# DATA SHOWN
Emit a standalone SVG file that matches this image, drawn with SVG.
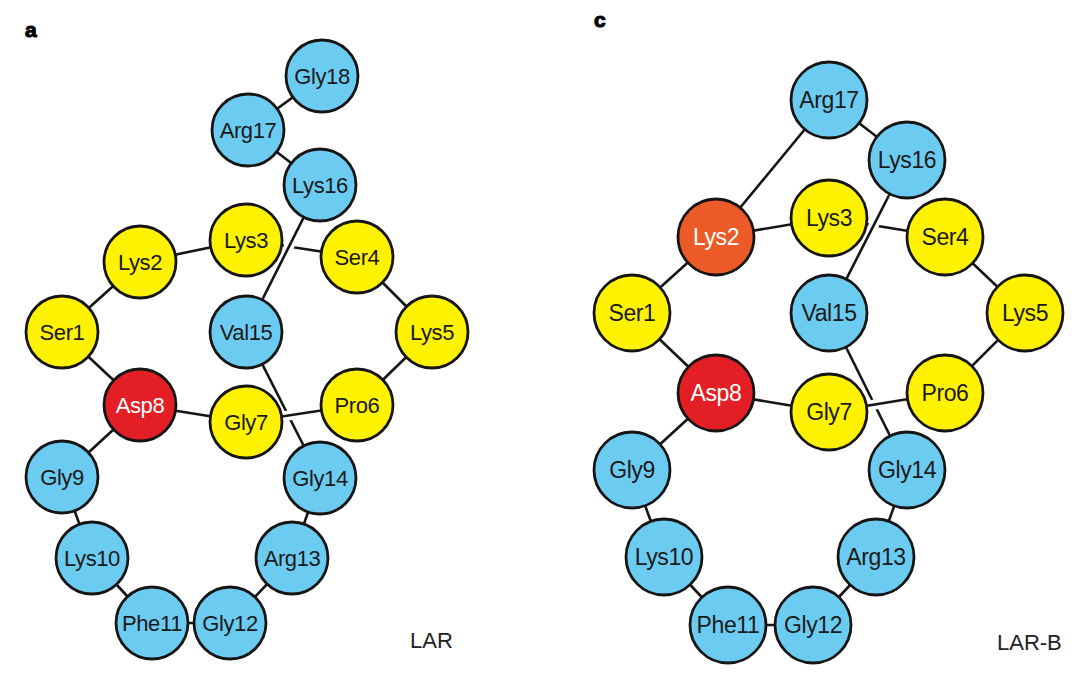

...

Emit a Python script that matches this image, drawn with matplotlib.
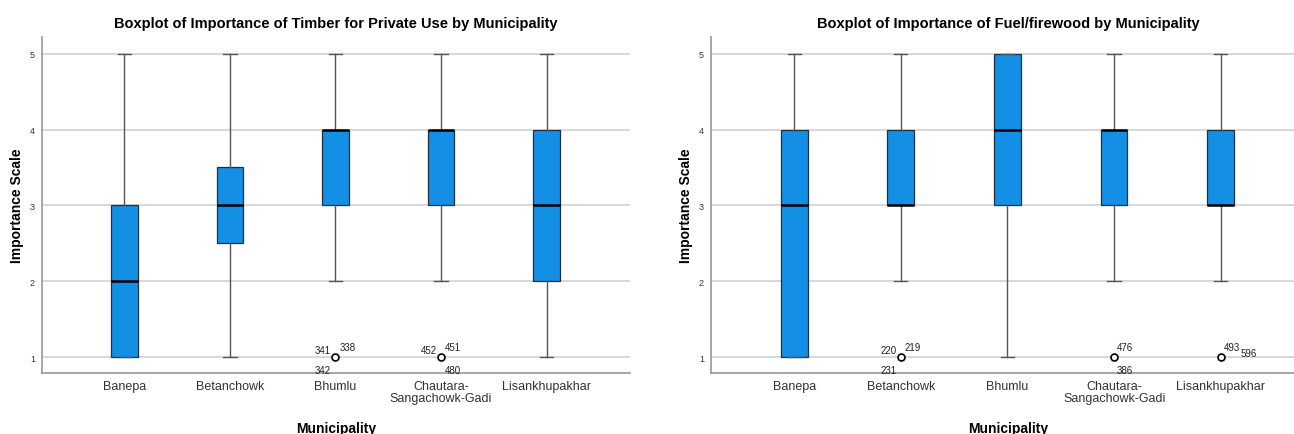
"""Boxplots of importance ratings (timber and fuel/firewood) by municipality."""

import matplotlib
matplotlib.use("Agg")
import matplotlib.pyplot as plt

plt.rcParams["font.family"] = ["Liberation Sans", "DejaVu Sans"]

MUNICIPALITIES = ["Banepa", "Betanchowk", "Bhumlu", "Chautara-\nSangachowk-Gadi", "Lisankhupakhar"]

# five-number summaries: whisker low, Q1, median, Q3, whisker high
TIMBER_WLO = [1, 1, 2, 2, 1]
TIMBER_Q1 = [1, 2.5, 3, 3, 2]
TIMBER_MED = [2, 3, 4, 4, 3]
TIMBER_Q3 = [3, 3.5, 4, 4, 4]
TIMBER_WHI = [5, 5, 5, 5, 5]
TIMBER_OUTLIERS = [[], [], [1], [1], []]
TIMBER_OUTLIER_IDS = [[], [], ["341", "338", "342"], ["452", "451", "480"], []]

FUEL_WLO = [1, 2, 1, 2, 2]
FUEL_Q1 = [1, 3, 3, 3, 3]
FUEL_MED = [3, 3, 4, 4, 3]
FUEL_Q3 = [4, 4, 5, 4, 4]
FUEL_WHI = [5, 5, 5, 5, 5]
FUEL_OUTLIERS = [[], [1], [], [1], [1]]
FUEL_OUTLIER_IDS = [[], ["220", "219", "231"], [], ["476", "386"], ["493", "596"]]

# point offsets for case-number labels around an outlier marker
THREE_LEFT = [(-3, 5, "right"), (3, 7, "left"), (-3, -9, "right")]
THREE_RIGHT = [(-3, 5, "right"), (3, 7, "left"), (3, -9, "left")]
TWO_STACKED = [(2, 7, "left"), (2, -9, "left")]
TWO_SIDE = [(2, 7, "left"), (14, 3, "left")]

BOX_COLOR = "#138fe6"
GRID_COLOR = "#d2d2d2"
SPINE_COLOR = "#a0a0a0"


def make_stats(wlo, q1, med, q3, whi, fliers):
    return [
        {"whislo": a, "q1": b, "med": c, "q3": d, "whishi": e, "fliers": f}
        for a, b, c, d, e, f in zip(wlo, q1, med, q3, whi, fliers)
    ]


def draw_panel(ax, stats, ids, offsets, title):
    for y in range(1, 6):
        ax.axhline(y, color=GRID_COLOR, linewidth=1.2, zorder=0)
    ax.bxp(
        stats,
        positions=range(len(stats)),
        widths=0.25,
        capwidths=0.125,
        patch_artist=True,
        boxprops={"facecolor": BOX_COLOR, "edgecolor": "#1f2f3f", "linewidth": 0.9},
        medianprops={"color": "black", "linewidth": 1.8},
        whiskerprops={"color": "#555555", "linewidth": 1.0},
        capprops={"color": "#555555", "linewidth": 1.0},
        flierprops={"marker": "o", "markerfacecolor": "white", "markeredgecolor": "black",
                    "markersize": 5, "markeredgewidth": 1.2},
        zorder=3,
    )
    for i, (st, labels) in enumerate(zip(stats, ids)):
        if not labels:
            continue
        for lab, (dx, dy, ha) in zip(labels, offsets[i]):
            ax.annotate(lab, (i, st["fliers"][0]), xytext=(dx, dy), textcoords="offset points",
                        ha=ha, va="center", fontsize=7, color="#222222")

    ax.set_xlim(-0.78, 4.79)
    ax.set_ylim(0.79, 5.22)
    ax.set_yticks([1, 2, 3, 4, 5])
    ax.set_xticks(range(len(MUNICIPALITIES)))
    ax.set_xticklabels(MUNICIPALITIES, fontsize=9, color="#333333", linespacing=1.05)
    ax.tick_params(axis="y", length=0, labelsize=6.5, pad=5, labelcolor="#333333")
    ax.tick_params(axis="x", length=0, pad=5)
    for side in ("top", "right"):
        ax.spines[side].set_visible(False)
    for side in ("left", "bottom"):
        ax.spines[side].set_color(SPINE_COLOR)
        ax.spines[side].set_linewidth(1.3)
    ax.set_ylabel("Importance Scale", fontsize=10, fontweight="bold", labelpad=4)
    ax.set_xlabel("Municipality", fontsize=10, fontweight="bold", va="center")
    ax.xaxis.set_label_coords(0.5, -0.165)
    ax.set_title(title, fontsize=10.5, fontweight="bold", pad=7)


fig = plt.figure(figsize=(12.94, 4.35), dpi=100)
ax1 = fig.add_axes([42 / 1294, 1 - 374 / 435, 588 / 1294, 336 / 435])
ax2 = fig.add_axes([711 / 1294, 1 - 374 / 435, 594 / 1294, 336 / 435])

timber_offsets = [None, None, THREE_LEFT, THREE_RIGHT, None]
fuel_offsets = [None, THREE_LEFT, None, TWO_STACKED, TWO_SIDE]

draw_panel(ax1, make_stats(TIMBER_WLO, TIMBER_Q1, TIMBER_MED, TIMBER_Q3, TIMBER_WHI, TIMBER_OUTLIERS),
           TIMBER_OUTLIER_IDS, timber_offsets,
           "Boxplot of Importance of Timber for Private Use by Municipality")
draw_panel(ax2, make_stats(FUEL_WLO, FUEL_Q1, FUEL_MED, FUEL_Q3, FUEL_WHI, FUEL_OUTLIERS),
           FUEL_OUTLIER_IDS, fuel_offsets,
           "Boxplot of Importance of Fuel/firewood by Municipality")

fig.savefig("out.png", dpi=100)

# DO THIS
Your answer should be one number: how many lines in the material above contain the string "Emit".

# EXERCISE SOLUTION
2